Ocean carriers could be on course to make a profit of $100 billion this year.
And Drewry says their medium-term profitability is virtually assured, due to a paucity of supply.
Even with the flood of orders for newbuild containerships stemmed for delivery in 2023 likely to break all-time records for an injection of liner capacity – and potentially tip the supply-demand scales back in favour of shippers – carrier profits in the interim will see them “set up for years to come” says the maritime consultant.
Drewry’s latest quarterly Container Forecaster report includes huge upgrades for freight rates and carrier profits against a background of operational disruptions to the supply chain.
It has significantly upgraded its average freight rate forecast and full-year industry profitability and thinks the market is “facing medium-term (or extended) under-supply”.
“Given the substantially higher freight rate forecast for this year, Drewry has made a major upgrade to our full-year 2021 industry ebit outlook.
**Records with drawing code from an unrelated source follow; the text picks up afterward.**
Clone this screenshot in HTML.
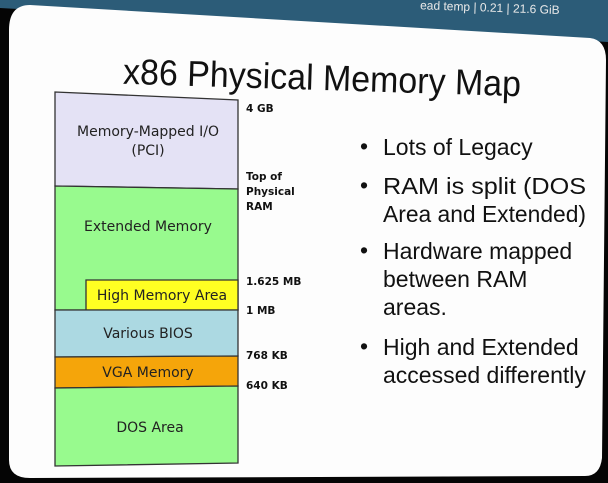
<!DOCTYPE html>
<html><head><meta charset="utf-8"><style>
html,body{margin:0;padding:0;width:608px;height:483px;overflow:hidden;background:#000}
svg{position:absolute;left:0;top:0}
text{font-family:"Liberation Sans","DejaVu Sans",sans-serif}
.d{font-family:"DejaVu Sans","Liberation Sans",sans-serif;font-size:14px;fill:#222}
.l{font-family:"DejaVu Sans","Liberation Sans",sans-serif;font-size:10.5px;font-weight:bold;fill:#111}
.b{font-size:23px;fill:#111}
</style></head><body>
<svg width="608" height="483" viewBox="0 0 608 483">
<rect width="608" height="483" fill="#050505"/>
<polygon points="0,0 608,0 608,42 0,8" fill="#2c5c78"/>
<text x="420" y="12" font-size="12" fill="#e8e8e8" font-family="DejaVu Sans Mono,monospace" transform="rotate(2 500 10)">ead temp | 0.21 | 21.6 GiB</text>
<path d="M30,5 L590,38 Q606,40 606,60 L602,458 Q600,476 585,476 L30,478 Q9,478 9,460 L9,30 Q9,5 30,5 Z" fill="#fdfdfd"/>
<text x="123" y="90" font-size="36" textLength="398" lengthAdjust="spacingAndGlyphs" fill="#111" transform="rotate(1.8 322 80)">x86 Physical Memory Map</text>
<polygon points="55,92 238,100 238,189 55,186" fill="#e4e2f5" stroke="#333" stroke-width="1.3"/>
<polygon points="55,186 238,189 238,310 55,310" fill="#98fa8e" stroke="#333" stroke-width="1.3"/>
<polygon points="86,280 238,280 238,310 86,310" fill="#ffff22" stroke="#333" stroke-width="1.3"/>
<polygon points="55,310 238,310 238,356 55,357" fill="#acd9e2" stroke="#333" stroke-width="1.3"/>
<polygon points="55,357 238,356 238,386 55,388" fill="#f5a50a" stroke="#333" stroke-width="1.3"/>
<polygon points="55,388 238,386 238,463 55,466" fill="#98fa8e" stroke="#333" stroke-width="1.3"/>
<text class="d" x="148" y="136" text-anchor="middle">Memory-Mapped I/O</text>
<text class="d" x="148" y="155" text-anchor="middle">(PCI)</text>
<text class="d" x="148" y="231" text-anchor="middle">Extended Memory</text>
<text class="d" x="162" y="300" text-anchor="middle">High Memory Area</text>
<text class="d" x="148" y="338" text-anchor="middle">Various BIOS</text>
<text class="d" x="148" y="377" text-anchor="middle">VGA Memory</text>
<text class="d" x="150" y="432" text-anchor="middle">DOS Area</text>
<text class="l" x="246" y="112">4 GB</text>
<text class="l" x="246" y="180">Top of</text>
<text class="l" x="246" y="195">Physical</text>
<text class="l" x="246" y="210">RAM</text>
<text class="l" x="246" y="285">1.625 MB</text>
<text class="l" x="246" y="314">1 MB</text>
<text class="l" x="246" y="359">768 KB</text>
<text class="l" x="246" y="389">640 KB</text>
<text class="b" x="360" y="154">•</text><text class="b" x="383" y="155">Lots of Legacy</text>
<text class="b" x="360" y="193">•</text><text class="b" x="383" y="194" textLength="203" lengthAdjust="spacingAndGlyphs">RAM is split (DOS</text>
<text class="b" x="383" y="222" textLength="203" lengthAdjust="spacingAndGlyphs">Area and Extended)</text>
<text class="b" x="360" y="258">•</text><text class="b" x="383" y="259">Hardware mapped</text>
<text class="b" x="383" y="287">between RAM</text>
<text class="b" x="383" y="315">areas.</text>
<text class="b" x="360" y="354">•</text><text class="b" x="383" y="355">High and Extended</text>
<text class="b" x="383" y="383">accessed differently</text>
</svg>
</body></html>
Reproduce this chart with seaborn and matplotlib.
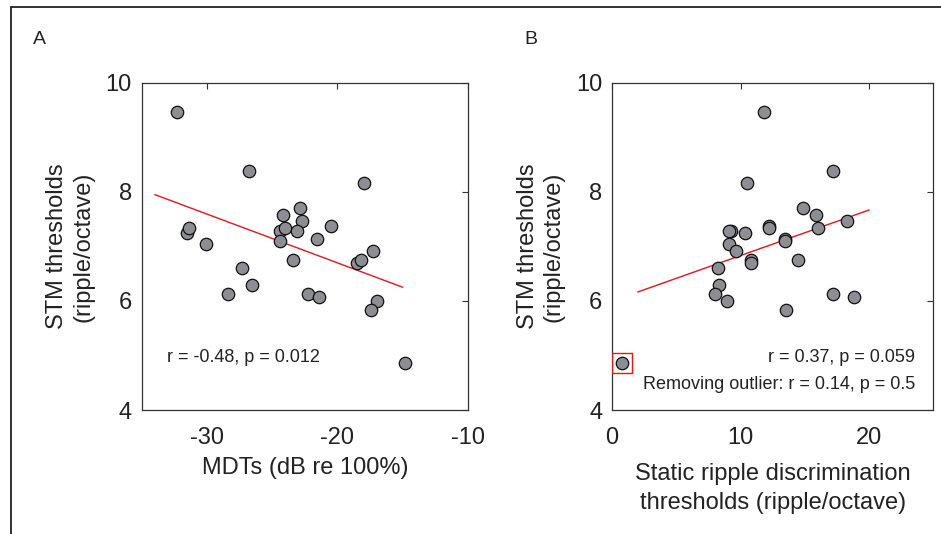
import numpy as np
import pandas as pd
import matplotlib
matplotlib.use("Agg")
import matplotlib.pyplot as plt
import seaborn as sns

# STM thresholds vs MDTs (panel A)
mdt = [-32.3, -26.75, -17.97, -31.53, -31.35, -30.1, -22.88, -24.15, -22.75, -24.4,
       -24.05, -23.13, -20.53, -21.53, -24.4, -23.41, -17.28, -18.5, -18.2, -27.28,
       -26.52, -28.4, -22.27, -21.45, -16.98, -17.4, -14.8]
stm_a = [9.47, 8.38, 8.17, 7.25, 7.33, 7.04, 7.71, 7.58, 7.46, 7.29,
         7.33, 7.28, 7.37, 7.13, 7.10, 6.75, 6.91, 6.70, 6.75, 6.61,
         6.29, 6.12, 6.12, 6.07, 6.0, 5.83, 4.86]

# STM thresholds vs static ripple discrimination thresholds (panel B)
srd = [11.84, 17.23, 10.49, 14.83, 15.87, 18.27, 9.28, 9.12, 10.34, 12.25,
       12.25, 15.99, 13.49, 13.49, 9.09, 9.61, 10.78, 10.78, 14.44, 8.27,
       8.29, 7.98, 8.91, 17.16, 18.86, 13.54, 0.75]
stm_b = [9.47, 8.38, 8.17, 7.71, 7.58, 7.46, 7.29, 7.28, 7.25, 7.37,
         7.33, 7.33, 7.13, 7.10, 7.04, 6.91, 6.75, 6.70, 6.75, 6.61,
         6.29, 6.12, 6.0, 6.12, 6.07, 5.83, 4.86]
outlier = (0.75, 4.86)

fit_range_a = (-34, -15)
fit_range_b = (2, 20)

sns.set_style("white")
plt.rcParams["font.family"] = ["Liberation Sans", "DejaVu Sans"]
plt.rcParams["axes.unicode_minus"] = False

df_a = pd.DataFrame({"x": mdt, "y": stm_a})
df_b = pd.DataFrame({"x": srd, "y": stm_b})

fig = plt.figure(figsize=(9.41, 5.34), dpi=100)
ax_a = fig.add_axes([0.1506, 0.2322, 0.3467, 0.6129])
ax_b = fig.add_axes([0.6504, 0.2322, 0.3414, 0.6129])

# outer frame of the figure panel (runs off the right/bottom edges)
fig.add_artist(plt.Line2D([11 / 941, 1.01], [1 - 7 / 534, 1 - 7 / 534], color="#222222", lw=1.3))
fig.add_artist(plt.Line2D([11 / 941, 11 / 941], [1 - 7 / 534, -0.01], color="#222222", lw=1.3))

dot = dict(s=80, color="#8c8e93", edgecolor="#111111", linewidth=0.9, zorder=3)

for ax, df, rng in [(ax_a, df_a, fit_range_a), (ax_b, df_b, fit_range_b)]:
    sns.scatterplot(data=df, x="x", y="y", ax=ax, **dot)
    k, b = np.polyfit(df["x"], df["y"], 1)
    xs = np.array(rng)
    ax.plot(xs, k * xs + b, color="#e8141b", lw=1.0, zorder=2)
    ax.set_ylim(4, 10)
    ax.set_yticks([4, 6, 8, 10])
    ax.tick_params(direction="in", length=4, width=0.8, top=True, right=True,
                   labelsize=17, colors="#333333", labelcolor="#222222")
    ax.tick_params(axis="x", pad=12)
    ax.tick_params(axis="y", pad=7)
    for sp in ax.spines.values():
        sp.set_color("#333333")
        sp.set_linewidth(0.9)
    ax.set_ylabel("STM thresholds\n(ripple/octave)", fontsize=17, color="#222222",
                  labelpad=8, linespacing=1.25)

ax_a.set_xlim(-35, -10)
ax_a.set_xticks([-30, -20, -10])
ax_a.set_xlabel("MDTs (dB re 100%)", fontsize=17, color="#222222", labelpad=6)
ax_a.text(-33.05, 4.97, "r = -0.48, p = 0.012", fontsize=13, va="center", ha="left", color="#222222")

ax_b.set_xlim(0, 25)
ax_b.set_xticks([0, 10, 20])
ax_b.set_xlabel("Static ripple discrimination\nthresholds (ripple/octave)", fontsize=17,
                color="#222222", labelpad=10, linespacing=1.45)
ax_b.plot([outlier[0]], [outlier[1]], marker="s", ms=14, mfc="none", mec="#e8141b", mew=1.0, zorder=4)
ax_b.text(23.57, 4.97, "r = 0.37, p = 0.059", fontsize=13, va="center", ha="right", color="#222222")
ax_b.text(23.57, 4.47, "Removing outlier: r = 0.14, p = 0.5", fontsize=13, va="center", ha="right", color="#222222")

fig.text(33 / 941, 1 - 40 / 534, "A", fontsize=14, va="center", ha="left", color="#222222")
fig.text(524 / 941, 1 - 40 / 534, "B", fontsize=14, va="center", ha="left", color="#222222")

fig.savefig("out.png", dpi=100)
We are now forecasting industry ebit of approximately $80bn for this year – up from our previous estimate of $35bn,” said senior manager – container research and author of the report Simon Heaney.
“If freight rates surpass expectations in the remainder of the year, we would not be surprised to see an annual profit line in the region of $100bn,” he added.
“We are now getting accustomed to seeing triple-digit annual growth for spot rates on most lanes. That these instances are no longer shocking is further proof, if needed, that the market truly is crazy right now.”
Noting that supply chain disruption, such as the Suez Canal blockage by Evergreen’s Ever Given, and the Yantian port restrictions had become “the key drivers of freight rates” Drewry said that the main difference from its report of three months ago was that “some of the numbers are much bigger”.
Drewry said it expected carrier ebit to drop by just over a third next year, due to softer freight rates and rising costs such as more expensive long-term charter fixtures, but this could still result in an industry profit approaching $70bn – “another astonishing performance by historical standards”, it said.
The report says volumes are expected to continue to rise through the third quarter and peak season, and Drewry has now revised its annual growth forecast up from 8.7% in March to approximately 10%.
And on the other side of the supply-demand coin, it expects capacity growth of 4.2% this year, up from 3.7% previously, and just 2.8% in 2022, with the main supply adjustments not due until 2023 and 2024 as the newbuilds are received by carriers.
Drewry said it estimated that some 16% of cellular capacity will have been lost this year as a direct consequence of lower port productivity, compared with an 11% reduction in 2020.
Summarising the key factors required to “fix the supply chain and get containers flowing as they should”, Drewry said port productivity needed to improve and liner services needed to be “more reliable and predictable”, the two “going hand in hand”.
It also suggested there needed to be “a slowdown in Asia-to-US demand to promote more equal distribution of capacity and equipment”.
“Shipping lines alone do not have the power to fix things, but the industry at large somehow needs to find a way to break the vicious circle,” said Drewry.